MR41E-04
The Magnitude Frequency Distribution of Induced Earthquakes and Its Implications for Crustal Heterogeneity and Hazard
Thursday, 17 December 2015: 08:45
301 (Moscone South)
William L Ellsworth, US Geological Survey, Menlo Park, CA, United States
Abstract:
Earthquake activity in the central United States has increased dramatically since 2009, principally driven by injection of wastewater coproduced with oil and gas. The elevation of pore pressure from the collective influence of many disposal wells has created an unintended experiment that probes both the state of stress and architecture of the fluid plumbing and fault systems through the earthquakes it induces. These earthquakes primarily release tectonic stress rather than accommodation stresses from injection. Results to date suggest that the aggregated magnitude-frequency distribution (MFD) of these earthquakes differs from natural tectonic earthquakes in the same region for which the b-value is ~1.0. In Kansas, Oklahoma and Texas alone, more than 1100 earthquakes Mw ≥3 occurred between January 2014 and June 2015 but only 32 were Mw ≥ 4 and none were as large as Mw 5. Why is this so? Either the b-value is high (> 1.5) or the magnitude-frequency distribution (MFD) deviates from log-linear form at large magnitude. Where catalogs from local networks are available, such as in southern Kansas, b–values are normal (~1.0) for small magnitude events (M < 3). The deficit in larger-magnitude events could be an artifact of a short observation period, or could reflect a decreased potential for large earthquakes. According to the prevailing paradigm, injection will induce an earthquake when (1) the pressure change encounters a preexisting fault favorably oriented in the tectonic stress field; and (2) the pore-pressure perturbation at the hypocenter is sufficient to overcome the frictional strength of the fault.
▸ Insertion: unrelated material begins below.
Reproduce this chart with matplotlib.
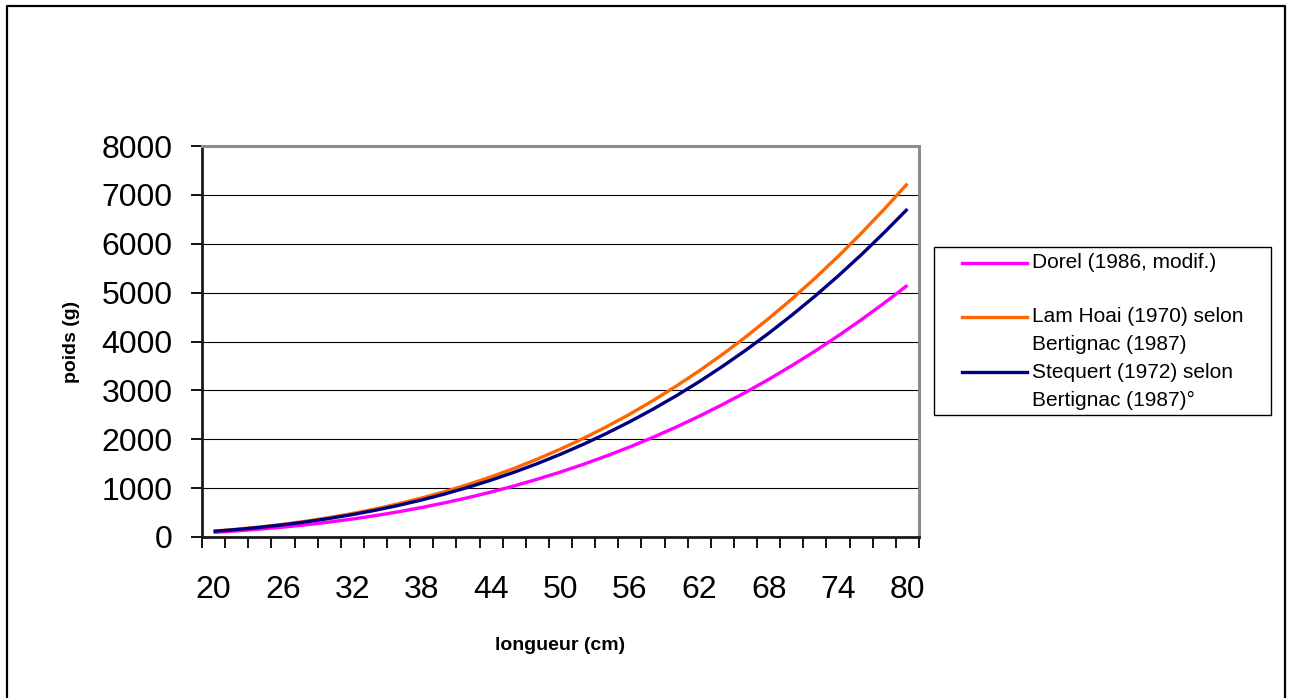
import matplotlib
matplotlib.use("Agg")
import matplotlib.pyplot as plt
from matplotlib.lines import Line2D
from matplotlib.patches import Rectangle
from matplotlib.ticker import MultipleLocator, FixedLocator

plt.rcParams["font.family"] = ["Liberation Sans", "DejaVu Sans"]

# fish length (cm) and weight (g) per relation
longueur = list(range(20, 81, 2))
dorel = [95, 125, 161, 202, 250, 305, 368, 438, 516, 604, 700, 805, 920, 1046, 1183,
         1330, 1489, 1660, 1844, 2040, 2249, 2472, 2709, 2959, 3225, 3506, 3802,
         4114, 4443, 4788, 5150]
lam_hoai = [119, 158, 205, 260, 323, 397, 480, 574, 680, 798, 929, 1073, 1232, 1405,
            1594, 1799, 2020, 2259, 2515, 2791, 3086, 3400, 3735, 4091, 4469, 4869,
            5293, 5740, 6212, 6708, 7230]
stequert = [116, 153, 197, 249, 310, 379, 458, 547, 647, 758, 880, 1016, 1164, 1326,
            1502, 1693, 1899, 2122, 2360, 2615, 2888, 3179, 3490, 3819, 4168, 4538,
            4927, 5339, 5773, 6231, 6710]

series = [
    (dorel, "#ff00ff", ["Dorel (1986, modif.)"]),
    (lam_hoai, "#ff6600", ["Lam Hoai (1970) selon", "Bertignac (1987)"]),
    (stequert, "#000080", ["Stequert (1972) selon", "Bertignac (1987)°"]),
]
x_labels = list(range(20, 81, 6))

W, H = 1293, 698
fig = plt.figure(figsize=(W / 100, H / 100), dpi=100)
ax = fig.add_axes([202 / W, 1 - 537 / H, 717 / W, 391 / H])

for vals, color, _ in series:
    ax.plot(longueur, vals, color=color, lw=2.4, solid_capstyle="butt", zorder=3)

ax.set_xlim(19, 81)
ax.set_ylim(0, 8000)
ax.yaxis.set_major_locator(MultipleLocator(1000))
ax.xaxis.set_major_locator(FixedLocator(x_labels))
ax.xaxis.set_minor_locator(FixedLocator(list(range(19, 82, 2))))
ax.tick_params(axis="x", which="major", length=0, pad=27, labelsize=23)
ax.tick_params(axis="x", which="minor", length=8, width=1.3, color="black", direction="out")
ax.tick_params(axis="y", length=8, width=1.3, color="black", direction="out",
               pad=13, labelsize=23)
ax.grid(axis="y", color="black", lw=0.8)
ax.set_axisbelow(True)

for side in ["top", "right"]:
    ax.spines[side].set_color("#8c8c8c")
    ax.spines[side].set_linewidth(2.2)
for side in ["left", "bottom"]:
    ax.spines[side].set_color("#1a1a1a")
    ax.spines[side].set_linewidth(2.0)

fig.text(71.7 / W, 1 - 341.5 / H, "poids (g)", rotation=90, ha="center", va="center",
         fontsize=14, fontweight="bold")
fig.text(560.5 / W, 1 - 645 / H, "longueur (cm)", ha="center", va="center",
         fontsize=14, fontweight="bold")

# legend box drawn by hand so the two-line entries line up like the original
fig.add_artist(Rectangle((934 / W, 1 - 415 / H), (1271 - 934) / W, (415 - 247) / H,
                         transform=fig.transFigure, facecolor="white",
                         edgecolor="black", lw=1))
rows = [[263], [317, 345], [372, 400]]
for (vals, color, label), ys in zip(series, rows):
    fig.add_artist(Line2D([962 / W, 1027 / W], [1 - ys[0] / H] * 2, color=color,
                          lw=2.4, transform=fig.transFigure))
    for text, y in zip(label, ys):
        fig.text(1032 / W, 1 - y / H, text, ha="left", va="center", fontsize=15)

# outer chart border
fig.add_artist(Line2D([6.5 / W, 6.5 / W, 1284.5 / W, 1284.5 / W],
                      [0, 1 - 5.5 / H, 1 - 5.5 / H, 0], color="black", lw=1.6,
                      transform=fig.transFigure))

fig.savefig("out.png", dpi=100)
Most induced earthquakes occur where the injection pressure has attenuated to a small fraction of the seismic stress drop implying that the nucleation point was highly stressed. The population statistics of faults satisfying (1) could be the cause of this MFD if there are many small faults (dimension < 1 km) and few large ones in a critically stressed crust. Alternatively, the MFD of induced earthquakes may be controlled by small scale stress concentrations in a spatially variable stress field. Resolving the underlying causes of the MFD for induced earthquakes may provide key insights into the hazard posed by induced earthquakes.